Been looking at those myself. With the stock led light that is included, you might be able to grow anibus/java fern/some mosses and perhaps float hygro. That would be a very low light tank, I find them to be very pretty, and super easy to maintain.


----------



## carbonxxkidd (Oct 30, 2012)

I really like the tank, it is the perfect size and the fact that it comes with the LED lights and filter is awesome. I am thinking about buying a second one for my bedroom. 


So basically low light plants are worth a try? I have seen marimo moss balls at Petsmart that I kind of want to try too. I think planted tanks just look so nice (and the fish love them) so if I can get real plants it would be so awesome!


----------



## paloverde (Nov 9, 2012)

The cool thing with those low light plants is you don't even plant them. Just attach them to a stone or bit of driftwood, easy!


----------



## SinX7 (Oct 20, 2012)

I would get low light plants. I have LED lights also and most of the people here recommends the low light plants.

Not bad by the water, but I'm not sure how the layout is for that Walmart tank. I wouldn't really get those stuff there, and just get them at Petsmart, Petco or a reliable online retailer.


----------



## Kytkattin (May 15, 2011)

I am able to grow a wide variety with the Ecoxotic stunner strips, but those do cost an arm and a leg. lol. Most LEDs won't get you much except good colors for the fish. Low light plants, as mentioned by others, should do fine, but know that it could go either way.


----------



## Karebear13 (Jan 23, 2012)

I have LED lights and my plants were doing great for a while I had hornwort and waterlettuce but they eventually died and I think it was due to the lack of nutrients from doing 100% water changes.
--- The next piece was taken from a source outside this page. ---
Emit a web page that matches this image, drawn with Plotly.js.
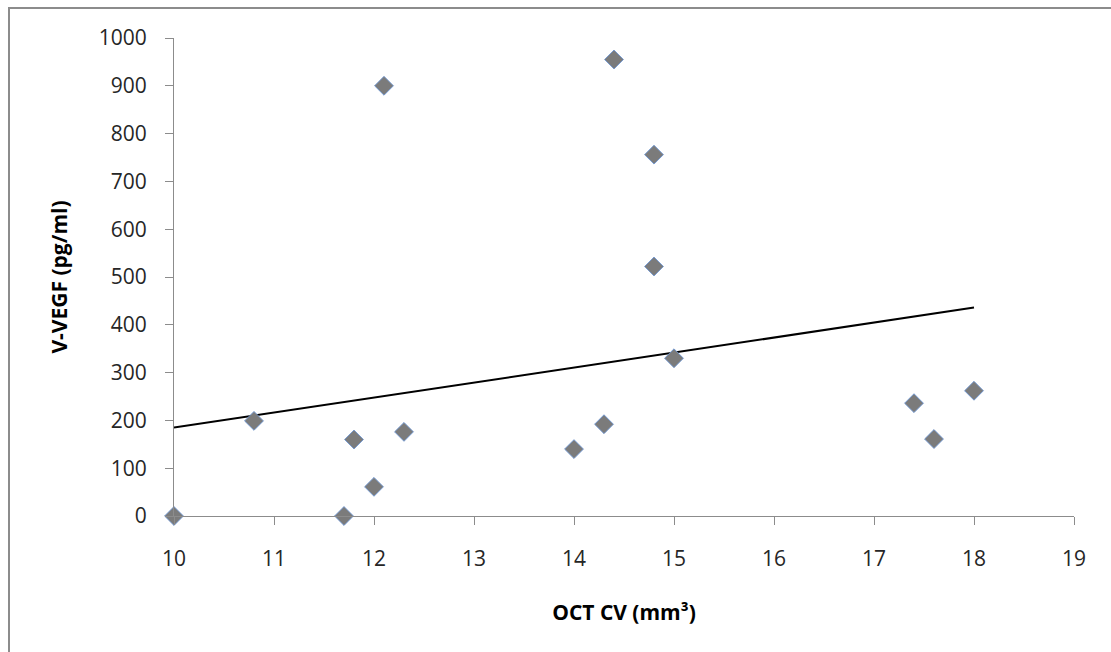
<!DOCTYPE html>
<html>
<head>
<meta charset="utf-8">
<script src="https://cdn.plot.ly/plotly-3.0.1.min.js"></script>
<style>
  html, body { margin: 0; padding: 0; background: #fff; }
  #wrap { position: relative; width: 1111px; height: 652px; overflow: hidden; }
  #chart { position: absolute; left: 0; top: 0; width: 1111px; height: 652px; }
  #frame { position: absolute; left: 8px; top: 7px; width: 1200px; height: 800px;
           border-left: 2px solid #8c8c8c; border-top: 2px solid #8c8c8c; pointer-events: none; }
</style>
</head>
<body>
<div id="wrap">
  <div id="chart"></div>
  <div id="frame"></div>
</div>
<script>
// Data
const octCV = [10.0, 10.8, 11.7, 11.8, 12.0, 12.1, 12.3, 14.0, 14.3, 14.4, 14.8, 14.8, 15.0, 17.4, 17.6, 18.0];
const vVEGF = [0, 199, 0, 160, 61, 900, 176, 140, 192, 955, 756, 522, 330, 236, 161, 262];
const trendX = [10, 18];
const trendY = [185, 436];
const xTicks = [10, 11, 12, 13, 14, 15, 16, 17, 18, 19];
const yTicks = [0, 100, 200, 300, 400, 500, 600, 700, 800, 900, 1000];

const fontFam = 'Open Sans, Liberation Sans, sans-serif';

const traces = [
  {
    x: trendX, y: trendY, type: 'scatter', mode: 'lines',
    line: { color: '#000000', width: 2 }, hoverinfo: 'skip', showlegend: false
  },
  {
    x: octCV, y: vVEGF, type: 'scatter', mode: 'markers',
    marker: { symbol: 'diamond', size: 14.5, color: '#7b7b7b',
              line: { color: 'rgba(110,150,210,0.9)', width: 1 } },
    showlegend: false, cliponaxis: false
  }
];

const layout = {
  width: 1111, height: 652,
  margin: { l: 174, r: 37, t: 38, b: 136 },
  paper_bgcolor: '#ffffff', plot_bgcolor: '#ffffff',
  font: { family: fontFam, color: '#262626', size: 21 },
  showlegend: false,
  xaxis: {
    range: [10, 19], tickvals: xTicks, ticktext: xTicks.map(String),
    showgrid: false, zeroline: false, showline: true, linecolor: '#8c8c8c', linewidth: 1,
    ticks: 'outside', ticklen: 8, tickcolor: '#8c8c8c', tickwidth: 1,
    ticklabelstandoff: 16,
    tickfont: { family: fontFam, size: 21, color: '#262626' },
    title: { text: '<b>OCT CV (mm³)</b>', font: { family: fontFam, size: 21, color: '#000' }, standoff: 34 }
  },
  yaxis: {
    range: [0, 1000], tickvals: yTicks, ticktext: yTicks.map(String),
    showgrid: false, zeroline: false, showline: true, linecolor: '#8c8c8c', linewidth: 1,
    ticks: 'outside', ticklen: 8, tickcolor: '#8c8c8c', tickwidth: 1,
    ticklabelstandoff: 14,
    tickfont: { family: fontFam, size: 21, color: '#262626' },
    title: { text: '<b>V-VEGF (pg/ml)</b>', font: { family: fontFam, size: 21, color: '#000' }, standoff: 25 }
  }
};

Plotly.newPlot('chart', traces, layout, { displayModeBar: false, staticPlot: true });
</script>
</body>
</html>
So I would def. recommend to cycle the tank so the plants have nutrients 

You could get Java fern and java moss too


----------



## starrlamia (May 3, 2012)

there isnt enough information about the light to be able to comment on it. You can try low light plants but you may not have any luck, if the leds are not the proper kelvin temperature the plants wont benefit from it.


----------



## OrangeAugust (Jul 23, 2012)

Kytkattin said:


> I am able to grow a wide variety with the Ecoxotic stunner strips, but those do cost an arm and a leg. lol. Most LEDs won't get you much except good colors for the fish. Low light plants, as mentioned by others, should do fine, but know that it could go either way.
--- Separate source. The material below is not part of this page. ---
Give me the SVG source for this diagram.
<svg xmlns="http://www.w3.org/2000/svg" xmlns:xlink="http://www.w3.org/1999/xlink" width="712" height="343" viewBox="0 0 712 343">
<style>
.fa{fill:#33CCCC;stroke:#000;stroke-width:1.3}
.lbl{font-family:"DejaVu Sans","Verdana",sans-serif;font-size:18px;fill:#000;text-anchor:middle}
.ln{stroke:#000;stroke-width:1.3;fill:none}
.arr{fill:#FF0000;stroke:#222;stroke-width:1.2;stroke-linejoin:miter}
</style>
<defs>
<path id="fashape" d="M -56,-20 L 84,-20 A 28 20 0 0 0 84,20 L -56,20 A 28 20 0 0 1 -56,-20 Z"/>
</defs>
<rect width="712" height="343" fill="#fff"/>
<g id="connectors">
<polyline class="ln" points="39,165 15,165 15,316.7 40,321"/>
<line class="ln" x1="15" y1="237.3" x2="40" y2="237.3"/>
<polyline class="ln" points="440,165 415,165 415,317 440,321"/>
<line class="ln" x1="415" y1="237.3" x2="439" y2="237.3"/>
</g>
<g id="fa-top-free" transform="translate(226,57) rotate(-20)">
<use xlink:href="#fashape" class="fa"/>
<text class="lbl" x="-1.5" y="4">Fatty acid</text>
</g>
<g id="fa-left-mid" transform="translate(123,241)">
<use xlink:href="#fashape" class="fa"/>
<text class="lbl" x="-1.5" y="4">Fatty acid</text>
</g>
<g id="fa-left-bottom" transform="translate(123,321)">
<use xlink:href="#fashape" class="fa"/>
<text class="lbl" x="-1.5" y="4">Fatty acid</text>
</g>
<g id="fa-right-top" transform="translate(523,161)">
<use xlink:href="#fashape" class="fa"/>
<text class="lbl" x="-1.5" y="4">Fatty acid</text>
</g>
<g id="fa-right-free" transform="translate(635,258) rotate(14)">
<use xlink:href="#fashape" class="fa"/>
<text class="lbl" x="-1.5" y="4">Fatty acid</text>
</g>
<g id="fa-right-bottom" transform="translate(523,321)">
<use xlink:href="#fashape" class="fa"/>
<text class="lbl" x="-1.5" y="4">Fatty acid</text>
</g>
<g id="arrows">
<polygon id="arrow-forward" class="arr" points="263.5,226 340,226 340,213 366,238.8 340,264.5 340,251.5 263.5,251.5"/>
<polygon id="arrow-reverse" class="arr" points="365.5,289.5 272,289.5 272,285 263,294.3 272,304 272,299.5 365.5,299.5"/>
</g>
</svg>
I got an LED desk lamp from Target and it's great. It was a bit expensive for a desk lamp- like $35 I think (maybe more. I don't remember), but my plants started growing like crazy after I started using it, and I even started having a problem with brown algae. I never got algae when I was using a CFL bulb (I couldn't find one with K rating over 2700 tho).


----------



## Silverfang (Mar 25, 2011)

This LED light will do nicely. It perked up my two swords, good for hygro and other stemmed plants. Cabomba looks nice and bushy. Even a dwarf grass is looking well. And the crypts love it. A little expensive, but it is a viable LED light.

They take a beating, know someone who's only gave out after having fallen completely in the tank.


----------



## kfryman (Nov 7, 2011)

LED lights don't mean low light, it is cheaply built LEDs or cheap LEDs that are what makes it lowlight. I can easily have high light with LEDs for pretty cheap for what it is.
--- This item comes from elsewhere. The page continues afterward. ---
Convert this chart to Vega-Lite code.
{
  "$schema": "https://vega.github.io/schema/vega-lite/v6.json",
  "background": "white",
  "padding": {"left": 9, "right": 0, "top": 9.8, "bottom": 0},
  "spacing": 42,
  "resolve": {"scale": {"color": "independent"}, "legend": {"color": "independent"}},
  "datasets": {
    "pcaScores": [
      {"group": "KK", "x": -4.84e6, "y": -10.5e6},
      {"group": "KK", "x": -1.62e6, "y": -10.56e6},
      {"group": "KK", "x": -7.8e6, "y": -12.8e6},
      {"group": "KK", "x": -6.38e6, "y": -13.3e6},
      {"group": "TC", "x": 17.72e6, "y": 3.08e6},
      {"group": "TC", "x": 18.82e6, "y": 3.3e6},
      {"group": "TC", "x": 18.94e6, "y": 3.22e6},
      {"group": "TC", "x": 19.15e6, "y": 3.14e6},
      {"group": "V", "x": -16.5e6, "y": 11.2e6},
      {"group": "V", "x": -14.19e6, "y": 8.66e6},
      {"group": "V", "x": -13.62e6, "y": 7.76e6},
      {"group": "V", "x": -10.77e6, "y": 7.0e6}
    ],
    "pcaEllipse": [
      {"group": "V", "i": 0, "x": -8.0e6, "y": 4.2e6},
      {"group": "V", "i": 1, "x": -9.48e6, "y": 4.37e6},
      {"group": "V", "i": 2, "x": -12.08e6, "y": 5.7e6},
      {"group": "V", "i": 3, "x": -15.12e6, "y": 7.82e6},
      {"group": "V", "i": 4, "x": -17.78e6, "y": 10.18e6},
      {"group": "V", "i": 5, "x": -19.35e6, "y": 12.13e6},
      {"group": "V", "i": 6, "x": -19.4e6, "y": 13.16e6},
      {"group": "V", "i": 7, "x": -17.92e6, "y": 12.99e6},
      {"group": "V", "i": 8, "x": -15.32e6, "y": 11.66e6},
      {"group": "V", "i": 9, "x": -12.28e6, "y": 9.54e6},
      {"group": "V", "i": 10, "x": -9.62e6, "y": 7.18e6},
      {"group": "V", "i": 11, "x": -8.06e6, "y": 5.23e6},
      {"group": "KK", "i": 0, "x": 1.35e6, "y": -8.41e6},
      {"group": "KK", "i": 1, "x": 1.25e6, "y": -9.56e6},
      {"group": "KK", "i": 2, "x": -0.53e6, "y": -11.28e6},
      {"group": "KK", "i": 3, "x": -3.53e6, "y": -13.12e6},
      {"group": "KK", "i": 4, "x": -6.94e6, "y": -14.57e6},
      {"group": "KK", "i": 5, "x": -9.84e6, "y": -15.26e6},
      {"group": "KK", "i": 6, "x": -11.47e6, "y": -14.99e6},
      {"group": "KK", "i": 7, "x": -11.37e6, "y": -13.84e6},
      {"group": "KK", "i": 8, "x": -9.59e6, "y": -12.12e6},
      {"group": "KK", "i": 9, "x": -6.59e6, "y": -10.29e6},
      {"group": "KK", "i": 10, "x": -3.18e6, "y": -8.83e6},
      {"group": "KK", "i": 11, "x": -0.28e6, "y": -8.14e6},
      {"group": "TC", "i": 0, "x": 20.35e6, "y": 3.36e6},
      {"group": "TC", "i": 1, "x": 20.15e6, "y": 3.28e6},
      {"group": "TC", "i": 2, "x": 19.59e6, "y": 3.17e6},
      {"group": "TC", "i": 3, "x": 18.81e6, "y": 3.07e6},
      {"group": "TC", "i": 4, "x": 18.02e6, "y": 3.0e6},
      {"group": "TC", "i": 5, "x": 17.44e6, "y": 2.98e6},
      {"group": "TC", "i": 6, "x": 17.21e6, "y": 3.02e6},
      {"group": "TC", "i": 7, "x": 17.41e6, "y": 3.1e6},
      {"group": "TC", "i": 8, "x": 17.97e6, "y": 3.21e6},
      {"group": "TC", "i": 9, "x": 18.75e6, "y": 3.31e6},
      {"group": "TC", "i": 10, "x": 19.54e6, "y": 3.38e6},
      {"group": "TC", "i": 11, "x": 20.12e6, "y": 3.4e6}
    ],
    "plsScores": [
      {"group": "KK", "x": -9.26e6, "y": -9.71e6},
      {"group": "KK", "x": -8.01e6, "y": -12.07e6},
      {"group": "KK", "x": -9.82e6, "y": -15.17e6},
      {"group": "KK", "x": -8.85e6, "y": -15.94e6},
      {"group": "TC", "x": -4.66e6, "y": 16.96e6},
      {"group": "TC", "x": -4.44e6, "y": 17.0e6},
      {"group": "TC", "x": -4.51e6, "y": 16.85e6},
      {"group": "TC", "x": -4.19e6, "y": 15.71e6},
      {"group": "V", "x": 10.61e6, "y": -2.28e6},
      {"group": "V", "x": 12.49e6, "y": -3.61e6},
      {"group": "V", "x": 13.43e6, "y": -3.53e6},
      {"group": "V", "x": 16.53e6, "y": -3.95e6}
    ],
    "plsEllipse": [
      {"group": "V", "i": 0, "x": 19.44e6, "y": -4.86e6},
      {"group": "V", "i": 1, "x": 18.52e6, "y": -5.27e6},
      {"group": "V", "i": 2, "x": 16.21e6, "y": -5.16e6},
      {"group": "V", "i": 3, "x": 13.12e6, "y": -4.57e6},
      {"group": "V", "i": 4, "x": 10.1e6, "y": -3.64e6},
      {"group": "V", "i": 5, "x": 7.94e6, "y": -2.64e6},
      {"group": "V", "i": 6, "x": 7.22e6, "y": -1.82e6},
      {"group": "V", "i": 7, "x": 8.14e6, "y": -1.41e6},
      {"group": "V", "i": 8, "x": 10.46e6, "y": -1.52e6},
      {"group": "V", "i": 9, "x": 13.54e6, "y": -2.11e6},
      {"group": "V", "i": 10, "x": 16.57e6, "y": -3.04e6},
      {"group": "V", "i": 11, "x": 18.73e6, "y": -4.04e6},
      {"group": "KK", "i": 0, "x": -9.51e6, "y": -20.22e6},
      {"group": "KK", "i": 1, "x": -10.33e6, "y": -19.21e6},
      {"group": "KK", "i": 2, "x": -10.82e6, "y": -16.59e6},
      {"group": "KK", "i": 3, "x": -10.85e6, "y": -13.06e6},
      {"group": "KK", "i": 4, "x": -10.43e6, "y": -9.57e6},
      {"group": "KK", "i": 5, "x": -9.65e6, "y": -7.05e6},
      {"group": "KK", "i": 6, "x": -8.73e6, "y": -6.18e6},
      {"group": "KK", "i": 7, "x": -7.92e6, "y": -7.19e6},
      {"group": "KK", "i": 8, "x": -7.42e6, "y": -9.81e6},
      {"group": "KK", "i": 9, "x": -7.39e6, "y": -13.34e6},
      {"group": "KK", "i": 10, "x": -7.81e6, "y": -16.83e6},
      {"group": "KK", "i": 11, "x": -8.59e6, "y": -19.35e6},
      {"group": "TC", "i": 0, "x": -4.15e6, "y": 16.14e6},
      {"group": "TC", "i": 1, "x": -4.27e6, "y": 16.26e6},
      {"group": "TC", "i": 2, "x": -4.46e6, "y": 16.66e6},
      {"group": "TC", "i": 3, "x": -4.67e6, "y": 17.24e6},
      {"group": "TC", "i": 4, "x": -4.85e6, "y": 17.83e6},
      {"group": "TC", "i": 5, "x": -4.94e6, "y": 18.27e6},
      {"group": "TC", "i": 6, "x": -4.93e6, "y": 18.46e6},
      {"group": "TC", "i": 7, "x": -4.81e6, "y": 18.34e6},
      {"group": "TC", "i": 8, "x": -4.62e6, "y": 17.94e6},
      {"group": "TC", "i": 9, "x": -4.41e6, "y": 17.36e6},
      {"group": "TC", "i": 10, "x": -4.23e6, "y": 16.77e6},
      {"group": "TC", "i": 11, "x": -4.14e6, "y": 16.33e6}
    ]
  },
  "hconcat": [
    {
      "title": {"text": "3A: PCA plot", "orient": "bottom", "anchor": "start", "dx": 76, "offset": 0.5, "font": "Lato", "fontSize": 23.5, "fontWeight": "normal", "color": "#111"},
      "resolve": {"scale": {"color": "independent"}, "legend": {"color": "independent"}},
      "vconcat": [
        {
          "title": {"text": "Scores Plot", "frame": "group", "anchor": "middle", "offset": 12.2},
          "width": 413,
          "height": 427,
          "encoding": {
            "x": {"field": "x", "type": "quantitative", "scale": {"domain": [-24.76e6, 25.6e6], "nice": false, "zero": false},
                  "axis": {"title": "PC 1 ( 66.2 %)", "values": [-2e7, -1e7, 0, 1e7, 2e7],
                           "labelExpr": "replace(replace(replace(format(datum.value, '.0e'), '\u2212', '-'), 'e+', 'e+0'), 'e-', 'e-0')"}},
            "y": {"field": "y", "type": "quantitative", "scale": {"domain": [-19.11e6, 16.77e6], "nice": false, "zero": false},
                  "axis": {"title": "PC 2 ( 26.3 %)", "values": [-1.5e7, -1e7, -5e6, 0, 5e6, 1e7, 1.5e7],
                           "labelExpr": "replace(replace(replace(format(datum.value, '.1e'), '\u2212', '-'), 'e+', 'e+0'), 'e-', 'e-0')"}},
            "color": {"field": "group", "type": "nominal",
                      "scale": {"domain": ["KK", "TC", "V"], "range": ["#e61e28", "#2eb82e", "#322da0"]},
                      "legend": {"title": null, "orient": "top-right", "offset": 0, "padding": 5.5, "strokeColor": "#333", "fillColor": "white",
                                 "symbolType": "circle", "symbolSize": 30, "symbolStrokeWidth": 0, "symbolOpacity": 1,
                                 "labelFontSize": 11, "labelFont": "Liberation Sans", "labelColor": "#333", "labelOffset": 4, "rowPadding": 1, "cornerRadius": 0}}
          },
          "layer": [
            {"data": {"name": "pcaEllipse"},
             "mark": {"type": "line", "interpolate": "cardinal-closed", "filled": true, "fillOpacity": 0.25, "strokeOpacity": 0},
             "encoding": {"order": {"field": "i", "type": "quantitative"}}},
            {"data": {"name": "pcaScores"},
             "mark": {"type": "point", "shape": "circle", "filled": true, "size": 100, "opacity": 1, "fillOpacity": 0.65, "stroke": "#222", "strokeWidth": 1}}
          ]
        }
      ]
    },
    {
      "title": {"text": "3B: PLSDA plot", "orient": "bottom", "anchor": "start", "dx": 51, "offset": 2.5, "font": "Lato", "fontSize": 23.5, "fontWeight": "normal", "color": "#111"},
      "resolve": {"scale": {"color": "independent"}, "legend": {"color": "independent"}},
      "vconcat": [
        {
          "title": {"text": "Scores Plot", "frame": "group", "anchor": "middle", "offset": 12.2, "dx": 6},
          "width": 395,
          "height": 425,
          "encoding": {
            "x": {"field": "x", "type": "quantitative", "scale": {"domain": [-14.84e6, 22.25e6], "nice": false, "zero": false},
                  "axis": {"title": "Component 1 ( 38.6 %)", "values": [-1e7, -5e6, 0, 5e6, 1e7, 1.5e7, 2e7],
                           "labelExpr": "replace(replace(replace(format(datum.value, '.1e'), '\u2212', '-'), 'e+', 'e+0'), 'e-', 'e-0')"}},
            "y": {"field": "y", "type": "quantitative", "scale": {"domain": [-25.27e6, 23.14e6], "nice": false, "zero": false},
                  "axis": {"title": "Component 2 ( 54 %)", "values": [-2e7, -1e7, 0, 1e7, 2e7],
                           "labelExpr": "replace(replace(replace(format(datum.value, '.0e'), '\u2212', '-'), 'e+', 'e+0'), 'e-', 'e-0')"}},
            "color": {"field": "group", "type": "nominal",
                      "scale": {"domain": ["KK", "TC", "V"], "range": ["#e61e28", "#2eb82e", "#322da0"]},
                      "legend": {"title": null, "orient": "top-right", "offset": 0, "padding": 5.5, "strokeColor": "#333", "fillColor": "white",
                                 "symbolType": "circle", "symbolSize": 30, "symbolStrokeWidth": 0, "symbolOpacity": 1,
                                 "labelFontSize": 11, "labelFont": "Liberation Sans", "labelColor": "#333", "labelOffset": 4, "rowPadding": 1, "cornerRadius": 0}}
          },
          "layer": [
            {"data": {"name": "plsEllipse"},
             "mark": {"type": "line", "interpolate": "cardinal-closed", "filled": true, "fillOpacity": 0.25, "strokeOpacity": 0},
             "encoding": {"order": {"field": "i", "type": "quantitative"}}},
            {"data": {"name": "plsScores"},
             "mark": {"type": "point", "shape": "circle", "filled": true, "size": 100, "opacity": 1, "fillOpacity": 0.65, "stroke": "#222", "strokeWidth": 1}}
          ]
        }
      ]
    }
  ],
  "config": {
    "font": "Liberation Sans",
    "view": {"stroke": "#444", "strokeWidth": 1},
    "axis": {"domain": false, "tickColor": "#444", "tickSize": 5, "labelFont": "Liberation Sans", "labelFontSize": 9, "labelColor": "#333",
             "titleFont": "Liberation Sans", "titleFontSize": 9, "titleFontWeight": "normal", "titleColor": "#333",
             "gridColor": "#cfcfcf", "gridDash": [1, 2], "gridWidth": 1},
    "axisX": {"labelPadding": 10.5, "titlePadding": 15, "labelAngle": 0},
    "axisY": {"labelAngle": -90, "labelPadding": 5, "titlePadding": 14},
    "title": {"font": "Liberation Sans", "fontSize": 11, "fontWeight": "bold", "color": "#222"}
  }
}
There isn't enough information on this light. It is going to be cheap though, it is from Walmart lol. There is a reason why it is able to be sold cheap, they make it cheap. I would do mosses, ferns, and anubias at most.


----------



## carbonxxkidd (Oct 30, 2012)

kfryman said:


> LED lights don't mean low light, it is cheaply built LEDs or cheap LEDs that are what makes it lowlight. I can easily have high light with LEDs for pretty cheap for what it is.
> 
> There isn't enough information on this light. It is going to be cheap though, it is from Walmart lol. There is a reason why it is able to be sold cheap, they make it cheap. I would do mosses, ferns, and anubias at most.


Thanks! I will probably stick with mosses and ferns in this tank, maybe a piece of my pothos.

I have a 29 gallon tank at my mom's that needs a part for the filter before I can set it up. I was thinking of possibly doing a planted sorority tank in there - the hood will allow me to switch light bulbs as needed which is nice unlike the 5 gal set up.


----------